Ruhrgebiet will gleiche Corona-Regeln für NRW
Die Infektionszahlen im Land steigen weiter, mehr Klinikbetten sind belegt. Aus Dortmund kommt ein Vorstoß für eine neue Risikostufe.
DÜSSELDORF In Nordrhein-Westfalen hat die Zahl der Corona-Neuinfektionen einen weiteren Höchststand erreicht. Das Landeszentrum Gesundheit NRW meldete dem Robert-Koch-Institut (RKI) 2740 Fälle – tatsächlich lag die Zahl der Neuinfektionen aber noch höher, denn durch eine technische Panne am RKI flossen die Werte aus einem Fünftel der Kommunen nicht in die am Freitag veröffentlichte Statistik ein. Für ganz Deutschland nannte das RKI gestern die Zahl von 11.242 Neuinfektionen – nur knapp unter dem Höchststand von Donnerstag.
Angesichts der Zuspitzung der Lage forderte der Corona-Krisenstab der Stadt Dortmund, dass das Land NRW eine neue landesweite Risikostufe ab der Grenze von 100 Neuinfektionen pro 100.000 Einwohner binnen einer Woche definiert. Die Situation im gesamten Ruhrgebiet sei kritisch, sagte die Leiterin des Krisenstabs, Daniela Schneckenburger (Grüne).
„Schaut euch die Lage im Land an und überlegt bitte, was das für die Steuerung auf Landesebene bedeutet“, appellierte Schneckenburger an die Landesregierung: „Wir tun vor Ort alles, aber jetzt seid ihr mal dran.“Es ergebe keinen Sinn, wenn jede Kommune sich eigene Regeln zusammenbastele. Das Dortmunder Gesundheitsamt geht davon aus, dass der 100er-Inzidenzwert seit Freitag überschritten ist.

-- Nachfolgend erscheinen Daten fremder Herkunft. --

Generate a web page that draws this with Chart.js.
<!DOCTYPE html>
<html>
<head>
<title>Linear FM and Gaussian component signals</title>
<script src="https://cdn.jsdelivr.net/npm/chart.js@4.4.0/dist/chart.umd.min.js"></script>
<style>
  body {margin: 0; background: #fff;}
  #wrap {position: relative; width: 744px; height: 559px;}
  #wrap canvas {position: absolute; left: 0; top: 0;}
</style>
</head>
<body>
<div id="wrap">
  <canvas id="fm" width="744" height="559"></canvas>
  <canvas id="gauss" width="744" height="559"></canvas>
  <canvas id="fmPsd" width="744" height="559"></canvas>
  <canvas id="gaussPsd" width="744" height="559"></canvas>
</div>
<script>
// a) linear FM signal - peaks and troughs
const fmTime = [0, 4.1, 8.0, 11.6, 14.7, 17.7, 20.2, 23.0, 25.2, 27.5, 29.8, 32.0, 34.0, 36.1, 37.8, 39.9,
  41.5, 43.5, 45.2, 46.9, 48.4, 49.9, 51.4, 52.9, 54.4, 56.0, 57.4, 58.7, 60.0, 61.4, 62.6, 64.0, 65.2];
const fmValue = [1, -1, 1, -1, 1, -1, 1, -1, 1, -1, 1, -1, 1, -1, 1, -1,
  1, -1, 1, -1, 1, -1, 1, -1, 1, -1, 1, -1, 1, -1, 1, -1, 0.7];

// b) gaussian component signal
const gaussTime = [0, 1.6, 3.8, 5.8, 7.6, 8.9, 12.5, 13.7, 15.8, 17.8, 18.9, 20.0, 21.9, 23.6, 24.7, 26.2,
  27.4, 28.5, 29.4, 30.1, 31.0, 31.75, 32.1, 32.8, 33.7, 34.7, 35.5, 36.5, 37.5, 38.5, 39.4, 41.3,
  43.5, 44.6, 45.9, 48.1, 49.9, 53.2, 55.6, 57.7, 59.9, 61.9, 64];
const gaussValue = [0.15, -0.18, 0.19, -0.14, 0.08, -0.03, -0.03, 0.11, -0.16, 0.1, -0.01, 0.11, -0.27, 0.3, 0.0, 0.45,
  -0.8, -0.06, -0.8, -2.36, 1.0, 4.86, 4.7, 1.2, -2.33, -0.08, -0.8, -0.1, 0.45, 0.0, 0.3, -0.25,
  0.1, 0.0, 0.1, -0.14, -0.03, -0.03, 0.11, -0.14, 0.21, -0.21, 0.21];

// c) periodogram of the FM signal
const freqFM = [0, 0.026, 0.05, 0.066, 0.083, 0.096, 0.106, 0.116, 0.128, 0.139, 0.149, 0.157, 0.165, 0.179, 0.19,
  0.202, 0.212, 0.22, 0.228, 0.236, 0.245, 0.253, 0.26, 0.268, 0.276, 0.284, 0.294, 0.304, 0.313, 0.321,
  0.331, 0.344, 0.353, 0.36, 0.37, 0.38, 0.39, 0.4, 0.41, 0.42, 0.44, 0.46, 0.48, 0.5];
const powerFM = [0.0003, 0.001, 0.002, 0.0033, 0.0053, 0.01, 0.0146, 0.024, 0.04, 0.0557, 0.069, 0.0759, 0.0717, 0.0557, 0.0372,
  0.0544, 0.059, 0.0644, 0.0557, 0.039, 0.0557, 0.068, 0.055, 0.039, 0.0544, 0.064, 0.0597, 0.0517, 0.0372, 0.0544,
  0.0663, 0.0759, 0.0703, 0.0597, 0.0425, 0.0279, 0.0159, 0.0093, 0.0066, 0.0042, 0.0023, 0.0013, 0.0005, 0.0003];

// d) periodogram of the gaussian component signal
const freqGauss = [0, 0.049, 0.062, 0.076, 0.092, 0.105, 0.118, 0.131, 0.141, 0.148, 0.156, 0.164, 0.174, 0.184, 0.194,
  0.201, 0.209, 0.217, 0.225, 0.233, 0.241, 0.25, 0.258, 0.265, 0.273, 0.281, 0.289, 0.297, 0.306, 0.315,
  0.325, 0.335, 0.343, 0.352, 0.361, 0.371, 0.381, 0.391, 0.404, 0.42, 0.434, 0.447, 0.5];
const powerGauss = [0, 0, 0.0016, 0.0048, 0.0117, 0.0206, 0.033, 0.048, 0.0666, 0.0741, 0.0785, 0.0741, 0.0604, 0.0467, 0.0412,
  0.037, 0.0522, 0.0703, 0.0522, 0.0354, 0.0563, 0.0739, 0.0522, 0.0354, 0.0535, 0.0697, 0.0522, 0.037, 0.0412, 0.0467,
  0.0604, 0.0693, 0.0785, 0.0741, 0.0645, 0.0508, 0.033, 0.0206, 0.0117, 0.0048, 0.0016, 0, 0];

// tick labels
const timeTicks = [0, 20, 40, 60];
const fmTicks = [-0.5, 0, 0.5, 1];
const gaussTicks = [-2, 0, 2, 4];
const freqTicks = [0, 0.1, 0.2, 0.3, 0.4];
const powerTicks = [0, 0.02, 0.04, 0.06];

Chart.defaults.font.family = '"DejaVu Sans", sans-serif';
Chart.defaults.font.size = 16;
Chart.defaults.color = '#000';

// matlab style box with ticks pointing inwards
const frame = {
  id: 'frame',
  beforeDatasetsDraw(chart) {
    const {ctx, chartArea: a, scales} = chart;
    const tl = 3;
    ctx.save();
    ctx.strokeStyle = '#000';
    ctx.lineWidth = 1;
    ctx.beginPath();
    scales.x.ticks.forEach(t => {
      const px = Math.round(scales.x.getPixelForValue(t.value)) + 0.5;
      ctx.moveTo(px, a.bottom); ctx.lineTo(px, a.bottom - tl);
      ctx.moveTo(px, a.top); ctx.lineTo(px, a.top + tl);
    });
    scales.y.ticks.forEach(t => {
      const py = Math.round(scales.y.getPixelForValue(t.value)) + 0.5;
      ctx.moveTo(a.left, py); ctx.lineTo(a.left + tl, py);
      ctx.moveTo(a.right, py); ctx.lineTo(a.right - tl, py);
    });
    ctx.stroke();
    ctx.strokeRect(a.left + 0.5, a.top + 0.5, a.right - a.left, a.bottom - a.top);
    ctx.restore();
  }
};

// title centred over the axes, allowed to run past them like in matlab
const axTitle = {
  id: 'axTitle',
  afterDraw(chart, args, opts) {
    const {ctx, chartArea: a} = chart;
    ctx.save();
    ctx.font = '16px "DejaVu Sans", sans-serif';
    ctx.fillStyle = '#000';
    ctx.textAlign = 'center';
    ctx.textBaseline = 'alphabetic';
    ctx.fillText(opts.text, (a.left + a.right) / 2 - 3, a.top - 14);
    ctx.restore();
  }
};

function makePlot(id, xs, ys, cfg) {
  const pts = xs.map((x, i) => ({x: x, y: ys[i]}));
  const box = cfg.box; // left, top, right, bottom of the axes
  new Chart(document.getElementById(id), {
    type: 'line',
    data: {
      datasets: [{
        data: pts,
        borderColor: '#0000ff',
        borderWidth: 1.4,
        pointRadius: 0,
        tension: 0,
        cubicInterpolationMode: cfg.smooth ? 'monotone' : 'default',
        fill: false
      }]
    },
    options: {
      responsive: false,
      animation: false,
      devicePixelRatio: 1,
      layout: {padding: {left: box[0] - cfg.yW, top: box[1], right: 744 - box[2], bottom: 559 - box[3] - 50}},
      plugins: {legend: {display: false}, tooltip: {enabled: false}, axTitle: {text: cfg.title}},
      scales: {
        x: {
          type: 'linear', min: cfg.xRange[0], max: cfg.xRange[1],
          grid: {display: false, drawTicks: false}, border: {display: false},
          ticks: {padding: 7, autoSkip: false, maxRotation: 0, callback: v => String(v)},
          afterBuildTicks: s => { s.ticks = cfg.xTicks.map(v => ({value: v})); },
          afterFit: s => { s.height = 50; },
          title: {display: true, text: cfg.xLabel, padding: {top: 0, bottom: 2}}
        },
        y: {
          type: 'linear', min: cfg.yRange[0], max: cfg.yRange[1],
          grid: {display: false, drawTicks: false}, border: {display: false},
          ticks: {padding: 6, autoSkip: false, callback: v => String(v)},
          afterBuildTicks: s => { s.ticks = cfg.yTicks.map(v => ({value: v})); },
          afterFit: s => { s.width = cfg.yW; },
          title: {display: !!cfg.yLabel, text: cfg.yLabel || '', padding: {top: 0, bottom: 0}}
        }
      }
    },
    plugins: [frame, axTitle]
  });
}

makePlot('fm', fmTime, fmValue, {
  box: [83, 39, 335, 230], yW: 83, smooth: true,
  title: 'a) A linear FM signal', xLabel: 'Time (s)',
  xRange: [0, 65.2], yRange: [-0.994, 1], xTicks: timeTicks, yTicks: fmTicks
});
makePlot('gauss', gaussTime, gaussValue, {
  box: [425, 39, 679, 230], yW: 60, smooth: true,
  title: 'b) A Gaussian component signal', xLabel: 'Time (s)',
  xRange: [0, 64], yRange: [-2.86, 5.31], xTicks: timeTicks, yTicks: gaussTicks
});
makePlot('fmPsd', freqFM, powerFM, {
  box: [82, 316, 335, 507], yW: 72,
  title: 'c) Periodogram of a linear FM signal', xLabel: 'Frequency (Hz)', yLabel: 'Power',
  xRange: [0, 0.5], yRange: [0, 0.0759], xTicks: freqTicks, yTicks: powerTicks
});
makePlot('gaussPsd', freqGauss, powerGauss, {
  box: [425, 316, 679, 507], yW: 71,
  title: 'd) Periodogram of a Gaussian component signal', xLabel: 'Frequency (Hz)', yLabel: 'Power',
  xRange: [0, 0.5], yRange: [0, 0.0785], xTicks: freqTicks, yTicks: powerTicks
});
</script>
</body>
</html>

Duisburg meldete am Freitag einen Inzidenzwert von 126. Auf Anfrage begrüßte die Stadt die Idee für landesweit geltende und einheitliche Regeln. Alles, was für die Bürger leicht verständlich sei, würde die Akzeptanz für die Maßnahmen erhöhen, sagte ein Sprecher. Neue Regeln müssten aber an das Infektionsgeschehen angepasst sein. Auch die Stadt Bochum sprach sich für einheitliche Regeln auf Landesebene aus, die 100er-Marke habe dabei aber eher symbolischen Charakter.

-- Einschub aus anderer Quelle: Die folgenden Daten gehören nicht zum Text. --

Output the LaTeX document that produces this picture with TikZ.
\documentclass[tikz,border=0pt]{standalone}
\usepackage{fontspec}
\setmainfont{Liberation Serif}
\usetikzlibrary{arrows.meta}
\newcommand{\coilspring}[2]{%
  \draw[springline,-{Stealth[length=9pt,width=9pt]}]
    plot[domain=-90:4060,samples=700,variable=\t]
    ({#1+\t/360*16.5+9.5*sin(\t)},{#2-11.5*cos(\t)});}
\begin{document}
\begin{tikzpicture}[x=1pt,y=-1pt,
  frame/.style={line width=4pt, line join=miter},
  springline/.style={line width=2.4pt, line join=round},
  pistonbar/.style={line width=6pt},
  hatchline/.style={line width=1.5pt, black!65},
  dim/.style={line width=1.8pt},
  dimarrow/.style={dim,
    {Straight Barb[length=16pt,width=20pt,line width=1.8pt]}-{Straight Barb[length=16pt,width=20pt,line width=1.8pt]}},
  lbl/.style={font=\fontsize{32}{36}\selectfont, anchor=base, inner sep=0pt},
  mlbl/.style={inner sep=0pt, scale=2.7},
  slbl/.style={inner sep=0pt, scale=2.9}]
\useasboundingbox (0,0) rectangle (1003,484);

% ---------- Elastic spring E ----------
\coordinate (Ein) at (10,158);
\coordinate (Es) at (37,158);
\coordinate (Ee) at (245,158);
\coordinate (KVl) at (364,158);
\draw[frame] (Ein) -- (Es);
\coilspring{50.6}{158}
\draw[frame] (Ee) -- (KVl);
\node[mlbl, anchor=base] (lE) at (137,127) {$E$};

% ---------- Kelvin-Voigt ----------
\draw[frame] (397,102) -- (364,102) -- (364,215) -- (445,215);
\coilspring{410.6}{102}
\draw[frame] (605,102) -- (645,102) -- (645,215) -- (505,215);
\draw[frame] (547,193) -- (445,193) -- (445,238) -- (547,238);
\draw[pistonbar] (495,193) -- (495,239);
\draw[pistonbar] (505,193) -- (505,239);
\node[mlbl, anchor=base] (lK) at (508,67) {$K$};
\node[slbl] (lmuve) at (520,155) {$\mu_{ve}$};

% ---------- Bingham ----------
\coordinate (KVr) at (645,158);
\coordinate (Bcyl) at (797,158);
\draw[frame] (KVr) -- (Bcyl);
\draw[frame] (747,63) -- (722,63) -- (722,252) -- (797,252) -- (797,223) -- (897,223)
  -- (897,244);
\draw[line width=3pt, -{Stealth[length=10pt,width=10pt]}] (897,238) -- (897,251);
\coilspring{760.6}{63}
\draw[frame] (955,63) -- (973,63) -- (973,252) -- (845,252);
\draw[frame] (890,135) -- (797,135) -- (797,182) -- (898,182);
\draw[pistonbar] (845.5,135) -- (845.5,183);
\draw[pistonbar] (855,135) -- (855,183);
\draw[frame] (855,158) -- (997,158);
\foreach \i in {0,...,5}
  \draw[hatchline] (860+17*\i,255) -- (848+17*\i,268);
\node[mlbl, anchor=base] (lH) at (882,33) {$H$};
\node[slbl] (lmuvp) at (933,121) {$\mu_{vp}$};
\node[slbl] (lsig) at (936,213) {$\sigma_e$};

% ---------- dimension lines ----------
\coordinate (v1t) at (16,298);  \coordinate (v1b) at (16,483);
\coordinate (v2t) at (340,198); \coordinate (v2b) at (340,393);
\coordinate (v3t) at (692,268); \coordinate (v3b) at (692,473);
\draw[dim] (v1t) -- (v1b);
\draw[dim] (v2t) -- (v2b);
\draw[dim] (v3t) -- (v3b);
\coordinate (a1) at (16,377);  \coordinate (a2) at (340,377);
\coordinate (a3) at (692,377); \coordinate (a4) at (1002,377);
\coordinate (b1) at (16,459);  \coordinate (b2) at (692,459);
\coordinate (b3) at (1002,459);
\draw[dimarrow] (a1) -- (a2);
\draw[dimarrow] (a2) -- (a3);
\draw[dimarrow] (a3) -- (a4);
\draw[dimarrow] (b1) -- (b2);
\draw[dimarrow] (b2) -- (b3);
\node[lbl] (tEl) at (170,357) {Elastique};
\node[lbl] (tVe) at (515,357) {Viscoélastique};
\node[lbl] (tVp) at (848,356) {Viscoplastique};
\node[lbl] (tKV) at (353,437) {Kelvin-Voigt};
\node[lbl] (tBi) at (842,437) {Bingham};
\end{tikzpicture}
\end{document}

Die Landesregierung äußerte sich zurückhaltend zu einer neuen Risikostufe. Ob das Infektionsgeschehen weitere Maßnahmen oder Gefährdungsstufen erforderlich mache, werde geprüft. In Nordrhein-Westfalen gibt es zwei Stufen, für die jeweils unterschiedliche Regeln
gelten – ab einem Inzidenzwert von 35 und von 50. Bayerns Ministerpräsident Markus Söder (CSU) hatte jüngst einen Vorstoß für verschärfte Maßnahmen ab einer Inzidenz von 100 unternommen. In Bayern gilt für Städte über der 100er-Grenze eine Sperrstunde ab 21 Uhr. Zudem sind dann Veranstaltungen mit mehr als 50 Personen untersagt.

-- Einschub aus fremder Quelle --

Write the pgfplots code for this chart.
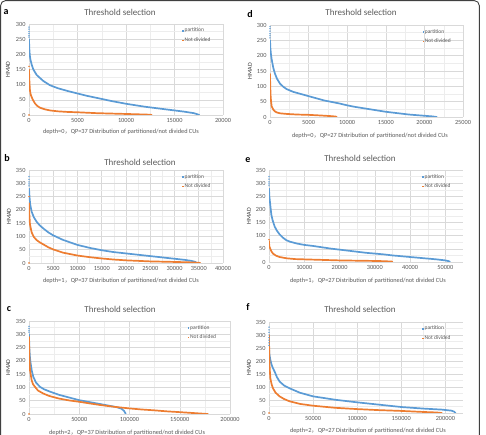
\documentclass[border=0pt]{standalone}
\usepackage{pgfplots}
\pgfplotsset{compat=1.18}
\usepackage{fontspec}
\setmainfont{Carlito}
\newfontfamily\cjk{Noto Sans CJK SC}
\definecolor{pblue}{HTML}{5B9BD5}
\definecolor{porange}{HTML}{ED7D31}
\definecolor{tickc}{HTML}{595959}
\definecolor{titlec}{HTML}{595959}
\definecolor{gridc}{HTML}{D9D9D9}
\definecolor{gridm}{HTML}{EDEDED}
\pgfplotsset{
  every axis title shift=0pt,
  panel/.style={
    scale only axis, anchor=south west, xmin=0, ymin=0,
    axis line style={draw=none}, tick style={draw=none},
    grid=both, minor tick num=1,
    major grid style={draw=gridc, line width=0.5pt},
    minor grid style={draw=gridm, line width=0.35pt},
    ticklabel style={font=\fontsize{6.3}{7}\selectfont, text=tickc},
    /pgf/number format/fixed,
    /pgf/number format/assume math mode=true,
    /pgf/number format/1000 sep={},
    scaled ticks=false,
    title={Threshold selection},
    title style={font=\fontsize{9}{10}\selectfont, text=titlec, anchor=center},
    xlabel style={font=\fontsize{6.3}{7}\selectfont, text=tickc, anchor=center},
    ylabel={HMAD},
    ylabel style={font=\fontsize{6}{7}\selectfont, text=black!80, anchor=center},
    legend style={at={(0.79,0.965)}, anchor=north west, draw=none, fill=none,
      font=\fontsize{5.5}{6}\selectfont, text=tickc, row sep=2.5pt,
      inner sep=0pt, nodes={inner sep=0.8pt}},
    legend cell align=left,
    legend image code/.code={\fill[##1] (0pt,-0.7pt) rectangle (1.4pt,0.7pt);},
  },
  bl/.style={pblue, line width=1.7pt, line join=round, line cap=round},
  ol/.style={porange, line width=1.7pt, line join=round, line cap=round},
  bo/.style={only marks, mark=*, mark size=0.45pt, pblue, mark options={draw=pblue, fill=pblue}},
  oo/.style={only marks, mark=*, mark size=0.5pt, porange, mark options={draw=porange, fill=porange}},
}
\newcommand{\legs}{%
  \addlegendimage{fill=pblue,draw=none}\addlegendentry{partition}
  \addlegendimage{fill=porange,draw=none}\addlegendentry{Not divided}}
\begin{document}
\begin{tikzpicture}[x=1pt,y=1pt]
\useasboundingbox (0,0) rectangle (486,435);
\draw[black!75, line width=0.9pt, rounded corners=5pt] (0.6,-2) -- (0.6,434.4) -- (479.3,434.4) -- (479.3,-2);

% ---------- panel a
\begin{axis}[panel, at={(29pt,320pt)}, width=194pt, height=91pt,
  xmax=20000, ymax=300, xtick={0,5000,...,20000}, ytick={0,50,...,300},
  title style={at={(axis description cs:0.469,1.132)}},
  xlabel={depth=0{\cjk ，}QP=37 Distribution of partitioned/not divided CUs},
  xlabel style={at={(axis description cs:0.474,-0.187)}},
  ylabel style={at={(axis description cs:-0.108,0.5)}}]
\legs
\addplot[bl, forget plot] coordinates {(0,250) (30,220) (80,198) (150,182) (275,166) (450,150) (790,132) (1130,122) (1480,112) (2170,98) (3000,88) (4000,79) (5000,71) (6000,63) (7340,54) (8500,46) (9340,41) (10000,37) (11000,32) (12000,27) (13000,23) (14000,19) (15000,15) (16000,11) (17000,6) (17400,2) (17550,0)};
\addplot[bo, forget plot] coordinates {(0,290) (0,283) (0,275) (0,268) (0,262) (0,257)};
\addplot[ol, forget plot] coordinates {(0,150) (20,130) (50,105) (100,80) (180,67) (275,59) (400,50) (620,38) (850,30) (1140,24) (1600,19) (2170,15) (3000,12) (4000,10) (5000,9) (7000,6) (9340,4) (11000,2.5) (12500,1) (12650,0)};
\addplot[oo, forget plot] coordinates {(0,160) (0,0)};
\end{axis}
\node[font=\bfseries\fontsize{10}{11}\selectfont, anchor=center] at (6,423) {a};

% ---------- panel d
\begin{axis}[panel, at={(270pt,318pt)}, width=193pt, height=92pt,
  xmax=25000, ymax=300, xtick={0,5000,...,25000}, ytick={0,50,...,300},
  title style={at={(axis description cs:0.472,1.141)}},
  xlabel={depth=0{\cjk ，}QP=27 Distribution of partitioned/not divided CUs},
  xlabel style={at={(axis description cs:0.518,-0.207)}},
  ylabel style={at={(axis description cs:-0.104,0.5)}}]
\legs
\addplot[bl, forget plot] coordinates {(0,250) (50,225) (120,205) (215,188) (430,160) (645,141) (900,125) (1290,109) (1700,99) (2150,91) (3000,82) (4000,75) (5000,68) (6000,61) (7000,54) (8000,49) (9000,44) (10000,38) (11000,33) (12000,29) (13000,25) (14000,21) (15000,17) (16000,14) (17000,11) (18000,8) (19000,6) (20000,4) (21000,2) (21600,0)};
\addplot[bo, forget plot] coordinates {(0,295) (0,288) (0,280) (0,272) (0,265) (0,258)};
\addplot[ol, forget plot] coordinates {(0,140) (15,120) (40,95) (80,70) (130,52) (215,35) (430,24) (645,18) (860,15) (1300,12) (2150,10) (3500,8) (5000,7) (6500,5) (7800,3) (8500,1.5) (8650,0)};
\end{axis}
\node[font=\bfseries\fontsize{10}{11}\selectfont, anchor=center] at (250,421) {d};

% ---------- panel b
\begin{axis}[panel, at={(29pt,172pt)}, width=194pt, height=93pt,
  xmax=40000, ymax=350, xtick={0,5000,...,40000}, ytick={0,50,...,350},
  title style={at={(axis description cs:0.572,1.086)}},
  xlabel={depth=1{\cjk ，}QP=37 Distribution of partitioned/not divided CUs},
  xlabel style={at={(axis description cs:0.474,-0.194)}},
  ylabel style={at={(axis description cs:-0.103,0.5)}}]
\legs
\addplot[bl, forget plot] coordinates {(0,280) (100,250) (250,220) (550,193) (1000,172) (1580,155) (2200,142) (2950,130) (4000,115) (5000,104) (7000,87) (10000,68) (12500,57) (15000,48) (17500,41) (20000,36) (22500,31) (25000,26) (27500,21) (30000,16) (32000,12) (33500,8) (34300,4) (34600,0)};
\addplot[bo, forget plot] coordinates {(0,325) (0,315) (0,305) (0,298) (0,290)};
\addplot[ol, forget plot] coordinates {(0,225) (50,190) (200,145) (550,115) (1000,98) (1580,86) (2200,78) (2950,70) (4000,59) (5000,51) (7000,39) (10000,28) (12500,22) (15000,17) (17500,13) (20000,10) (25000,6) (30000,4) (33000,2.5) (35000,1) (35300,0)};
\addplot[oo, forget plot] coordinates {(0,250) (0,0)};
\end{axis}
\node[font=\bfseries\fontsize{10}{11}\selectfont, anchor=center] at (7,277) {b};

% ---------- panel e
\begin{axis}[panel, at={(269pt,173pt)}, width=194pt, height=92pt,
  xmax=55000, ymax=350, xtick={0,10000,...,50000}, ytick={0,50,...,350},
  title style={at={(axis description cs:0.469,1.13)}},
  xlabel={depth=1{\cjk ，}QP=27 Distribution of partitioned/not divided CUs},
  xlabel style={at={(axis description cs:0.51,-0.207)}},
  ylabel style={at={(axis description cs:-0.103,0.5)}}]
\legs
\addplot[bl, forget plot] coordinates {(0,280) (100,250) (375,215) (660,180) (1000,160) (1600,135) (2200,120) (3000,105) (4000,92) (4900,83) (6000,77) (8000,70) (10000,65) (12500,61) (15000,56) (17500,51) (20000,47) (22500,43) (25000,39) (27500,35) (30000,32) (32500,29) (35000,25) (37500,22) (40000,19) (42500,16) (45000,13) (47500,10) (50000,6) (51000,3) (51300,0)};
\addplot[bo, forget plot] coordinates {(0,325) (0,315) (0,305) (0,297) (0,290)};
\addplot[ol, forget plot] coordinates {(0,80) (50,65) (150,57) (375,50) (700,40) (1130,32) (2000,24) (3000,19) (5000,14) (7500,11) (10000,10) (12500,9) (15000,8) (20000,6) (25000,5) (30000,4) (33000,3) (34800,1.5) (35000,0)};
\addplot[oo, forget plot] coordinates {(0,85)};
\end{axis}
\node[font=\bfseries\fontsize{10}{11}\selectfont, anchor=center] at (248,275) {e};

% ---------- panel c
\begin{axis}[panel, at={(29pt,21pt)}, width=201pt, height=93pt,
  xmax=200000, ymax=350, xtick={0,50000,...,200000}, ytick={0,50,...,350},
  title style={at={(axis description cs:0.453,1.129)}},
  xlabel={depth=2{\cjk ，}QP=37 Distribution of partitioned/not divided CUs},
  xlabel style={at={(axis description cs:0.488,-0.204)}},
  ylabel style={at={(axis description cs:-0.104,0.5)}}]
\legs
\addplot[bl, forget plot] coordinates {(0,300) (300,250) (1000,210) (1660,190) (2800,162) (4300,140) (7000,118) (11000,102) (15000,93) (21000,84) (30000,72) (40000,62) (50000,52) (60000,45) (70000,38) (80000,31) (87000,26) (92000,20) (94500,12) (95800,4) (96200,0)};
\addplot[bo, forget plot] coordinates {(0,330) (0,322) (0,315) (0,308)};
\addplot[ol, forget plot] coordinates {(0,290) (300,220) (1000,165) (2650,127) (4000,112) (6000,102) (9000,88) (14300,77) (20000,68) (30000,58) (40000,51) (50000,46) (60000,40) (70600,34) (85000,27) (100000,21) (112000,17) (124000,14) (137000,10) (150000,7) (160000,4.5) (170000,2) (176000,0.5) (178000,0)};
\addplot[oo, forget plot] coordinates {(0,0)};
\end{axis}
\node[font=\bfseries\fontsize{10}{11}\selectfont, anchor=center] at (9,126) {c};

% ---------- panel f
\begin{axis}[panel, at={(269pt,22pt)}, width=194pt, height=91pt,
  xmax=220000, ymax=350, xtick={0,50000,...,200000},
  ytick={0,50,...,350},
  title style={at={(axis description cs:0.469,1.143)}},
  xlabel={depth=2{\cjk ，}QP=27 Distribution of partitioned/not divided CUs},
  xlabel style={at={(axis description cs:0.51,-0.198)}},
  ylabel style={at={(axis description cs:-0.103,0.5)}}]
\legs
\addplot[bl, forget plot] coordinates {(0,250) (500,225) (1500,205) (3000,185) (4500,172) (6400,159) (9000,138) (12000,121) (17000,106) (23300,95) (35000,78) (50000,64) (75000,51) (100000,41) (125000,32) (150000,23) (175000,17) (196000,13) (207000,9) (210000,5) (211500,0)};
\addplot[bo, forget plot] coordinates {(0,330) (0,320) (0,310) (0,300) (0,290) (0,280) (0,270) (0,260)};
\addplot[ol, forget plot] coordinates {(0,300) (300,220) (800,170) (1500,134) (3000,110) (4500,95) (7500,78) (12000,64) (17000,54) (23300,45) (35000,35) (50000,28) (75000,20) (100000,15) (125000,11) (150000,8) (175000,4) (190000,2) (196000,0)};
\addplot[oo, forget plot] coordinates {(0,0)};
\end{axis}
\node[font=\bfseries\fontsize{10}{11}\selectfont, anchor=center] at (248,128) {f};
\end{tikzpicture}
\end{document}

Das dynamische Infektionsgeschehen spiegelt sich auch in den NRW-Kliniken wider. Nach Zahlen der Landesregierung vom Freitag werden derzeit rund 1420 Patienten mit Covid-19 stationär behandelt – vor einer Woche waren es noch 950, vor einem Monat 320. Aktuell lägen 275 Patienten auf der Intensivstation, 148 von ihnen müssten beatmet werden. Auch in Dortmund zeige sich ein exponentielles Wachstum der Zahl der Intensivpatienten, erklärte Frank Renken. Der Leiter des Gesundheitsamts sagte, dass nach der aktuellen Statistik rund ein Viertel der beatmeten Patienten sterben würde: „Das macht uns Sorgen.“
Von ihren Kapazitätsgrenzen sind die Kliniken nach Angaben des Landes aber noch entfernt. Aktuell gebe es rund 5640 Intensivbetten, in denen die Patienten auch beatmet werden könnten, 1320 davon seien im Moment nicht belegt. Auf dem bisherigen Höhepunkt der Pandemie Mitte April waren in den NRW-Krankenhäusern mehr als 2100 Corona-Patienten gleichzeitig behandelt worden, knapp 600 mussten in der Spitze beatmet werden.